Earplugs. If you are a light sleeper, then these will be your best friend. You need to work as a team on this one and come to a general agreement on what time you are all going to bed and what time you are all getting up, to try and avoid people coming and going in the dormitories at all hours. But you can’t always factor in someone else’s midnight trip to the bathroom! And of course, there are always the habitual snorers to contend with!
No-one wants to be stripping off in front of a group of strangers, so plan your strategy for getting ready each day. Top bunks offer a fair degree of privacy to get dressed as long as you can master the art of doing so lying down! And you need to be organised and have your change of clothes up on the bunk with you in advance.
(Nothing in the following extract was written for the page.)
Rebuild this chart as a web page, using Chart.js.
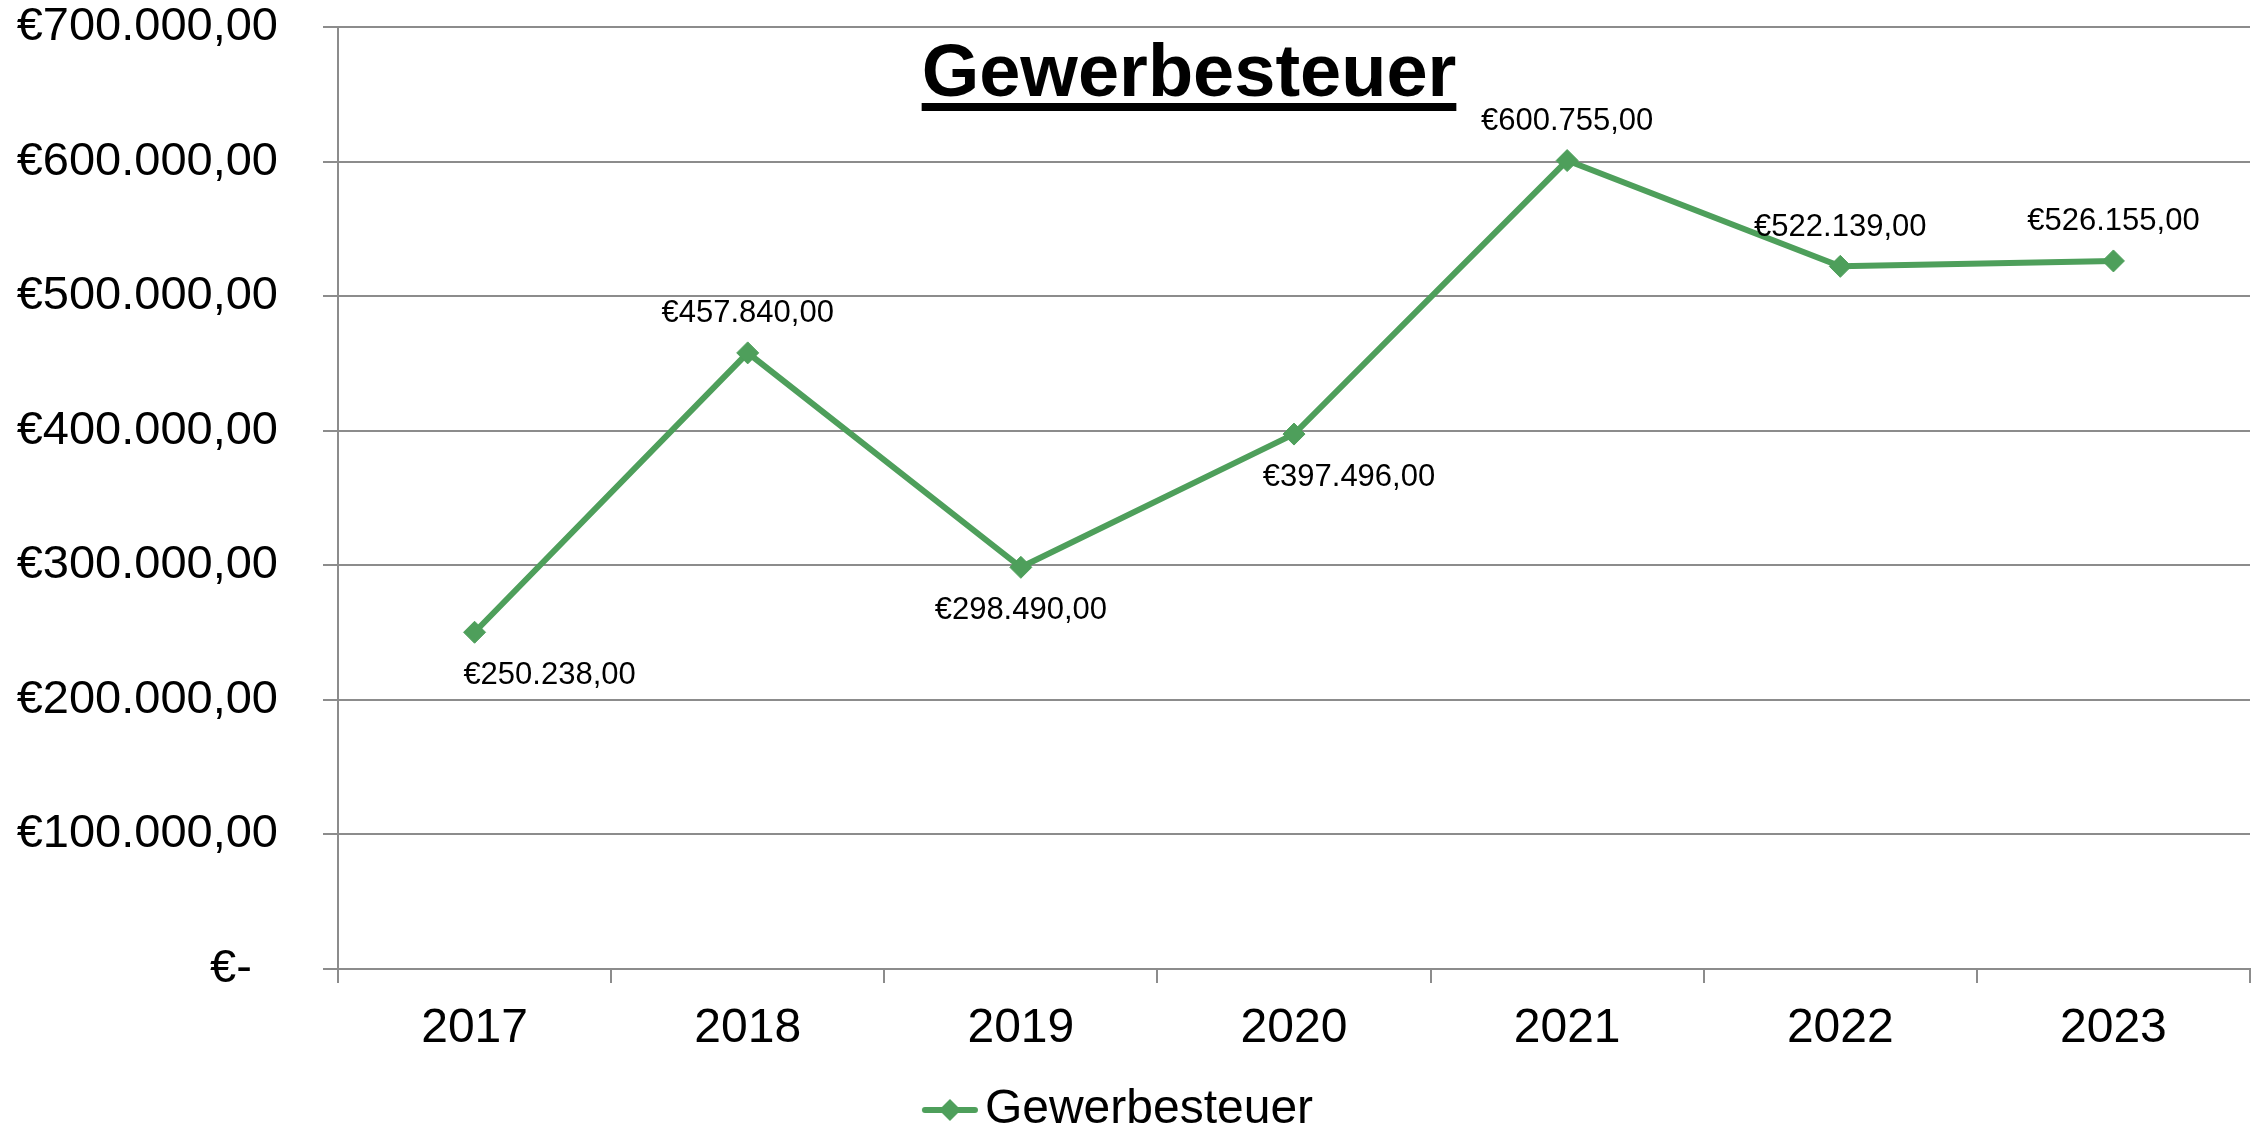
<!DOCTYPE html>
<html lang="de">
<head>
<meta charset="UTF-8">
<title>Gewerbesteuer</title>
<script src="https://cdn.jsdelivr.net/npm/chart.js"></script>
<style>
  html, body { margin: 0; padding: 0; background: #fff; }
  #wrap { width: 2262px; height: 1126px; position: relative; }
</style>
</head>
<body>
<div id="wrap"><canvas id="chart"></canvas></div>
<script>
// data
const years = ['2017', '2018', '2019', '2020', '2021', '2022', '2023'];
const gewerbesteuer = [250238, 457840, 298490, 397496, 600755, 522139, 526155];
const seriesName = 'Gewerbesteuer';
const chartTitle = 'Gewerbesteuer';
const yMin = 0;
const yMax = 700000;
const yStep = 100000;

const FONT = '"Liberation Sans", Arial, Helvetica, sans-serif';
const GREEN = '#4E9F5B';
const GRID = '#8C8C8C';

// 250238 -> "€250.238,00", 0 -> "€-"
function euro(v) {
    if (v === 0) return '€-  ';
    const parts = Math.abs(v).toFixed(2).split('.');
    const int = parts[0].replace(/\B(?=(\d{3})+(?!\d))/g, '.');
    return '€' + int + ',' + parts[1];
}

// legend icon: short line with a diamond in the middle
const legendIcon = document.createElement('canvas');
legendIcon.width = 58;
legendIcon.height = 26;
(function () {
    const c = legendIcon.getContext('2d');
    c.strokeStyle = GREEN;
    c.lineWidth = 6;
    c.lineCap = 'round';
    c.beginPath();
    c.moveTo(4, 13);
    c.lineTo(54, 13);
    c.stroke();
    c.fillStyle = GREEN;
    c.beginPath();
    c.moveTo(29, 2);
    c.lineTo(40, 13);
    c.lineTo(29, 24);
    c.lineTo(18, 13);
    c.closePath();
    c.fill();
})();

// value labels next to each point
const pointLabels = {
    id: 'pointLabels',
    afterDatasetsDraw(chart, args, opts) {
        const ctx = chart.ctx;
        const meta = chart.getDatasetMeta(0);
        const data = chart.data.datasets[0].data;
        ctx.save();
        ctx.font = opts.size + 'px ' + FONT;
        ctx.fillStyle = '#000';
        ctx.textAlign = 'center';
        ctx.textBaseline = 'middle';
        meta.data.forEach((pt, i) => {
            const dy = opts.placement[i] === 'above' ? -opts.gapAbove : opts.gapBelow;
            ctx.fillText(euro(data[i]), pt.x + opts.shift[i], pt.y + dy);
        });
        ctx.restore();
    }
};

// bold underlined title sitting inside the plot area
const titlePlugin = {
    id: 'titlePlugin',
    afterDraw(chart, args, opts) {
        const ctx = chart.ctx;
        ctx.save();
        ctx.font = 'bold ' + opts.size + 'px ' + FONT;
        ctx.fillStyle = '#000';
        ctx.textAlign = 'center';
        ctx.textBaseline = 'alphabetic';
        ctx.fillText(opts.text, opts.x, opts.y);
        const w = ctx.measureText(opts.text).width;
        ctx.fillRect(opts.x - w / 2, opts.y + 7, w, 8);
        ctx.restore();
    }
};

// legend sits a bit lower than Chart.js would put it
const legendNudge = {
    id: 'legendNudge',
    afterLayout(chart, args, opts) {
        if (chart.legend) {
            chart.legend.top += opts.dy;
            chart.legend.bottom += opts.dy;
        }
    }
};

const ctx = document.getElementById('chart').getContext('2d');
new Chart(ctx, {
    type: 'line',
    data: {
        labels: years,
        datasets: [{
            label: seriesName,
            data: gewerbesteuer,
            borderColor: GREEN,
            backgroundColor: GREEN,
            borderWidth: 6,
            tension: 0,
            pointStyle: 'rectRot',
            pointRadius: 11,
            pointBorderWidth: 1,
            pointBackgroundColor: GREEN,
            pointBorderColor: GREEN,
            fill: false
        }]
    },
    plugins: [pointLabels, titlePlugin, legendNudge],
    options: {
        responsive: true,
        maintainAspectRatio: false,
        animation: false,
        devicePixelRatio: 1,
        layout: { padding: { left: 0, right: 10, top: 0, bottom: 0 } },
        scales: {
            x: {
                offset: true,
                afterFit(scale) { scale.height = 84; },
                grid: {
                    display: true,
                    offset: true,
                    drawOnChartArea: false,
                    drawTicks: true,
                    tickLength: 14,
                    color: GRID,
                    lineWidth: 2
                },
                border: { display: true, color: GRID, width: 2 },
                ticks: {
                    color: '#000',
                    padding: 17,
                    font: { family: FONT, size: 48 }
                }
            },
            y: {
                min: yMin,
                max: yMax,
                afterFit(scale) {
                    scale.width = 338;
                    // keep the big label gap from eating space above the plot
                    scale.paddingTop = 27;
                    scale.paddingBottom = 27;
                },
                grid: {
                    color: GRID,
                    lineWidth: 2,
                    tickLength: 15,
                    drawTicks: true
                },
                border: { display: true, color: GRID, width: 2 },
                ticks: {
                    stepSize: yStep,
                    color: '#000',
                    padding: 45,
                    font: { family: FONT, size: 47 },
                    callback: (v) => euro(v)
                }
            }
        },
        plugins: {
            title: { display: false },
            tooltip: { enabled: false },
            legend: {
                display: true,
                position: 'bottom',
                labels: {
                    color: '#000',
                    font: { family: FONT, size: 48 },
                    padding: 15,
                    usePointStyle: true,
                    pointStyleWidth: 22,
                    generateLabels(chart) {
                        const items = Chart.defaults.plugins.legend.labels.generateLabels(chart);
                        items.forEach(it => { it.pointStyle = legendIcon; });
                        return items;
                    }
                }
            },
            legendNudge: { dy: 18 },
            pointLabels: {
                size: 31,
                gapAbove: 39,
                gapBelow: 43,
                placement: ['below', 'above', 'below', 'below', 'above', 'above', 'above'],
                shift: [75, 0, 0, 55, 0, 0, 0]
            },
            titlePlugin: {
                text: chartTitle,
                size: 74,
                x: 1189,
                y: 96
            }
        }
    }
});
</script>
</body>
</html>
With a limited number of shared bathroom facilities, no-one is going to be impressed with you if you hog the toilet to get changed, especially in the morning when everyone is getting ready to hit the trail. Certainly change the undies while you are in there, but face the fear and do everything else back in the dorm.
Depending on the age of your fellow trekkers, there could be a rush to claim the bottom bunks! Try and get in quick if you don’t think you can make it up top.
Electric sockets are at a premium. A couple of the refuges provided extension cables which made life a bit easier. With so many people charging phones with USB cables, the person who brings a multi-port USB adapter will be very popular!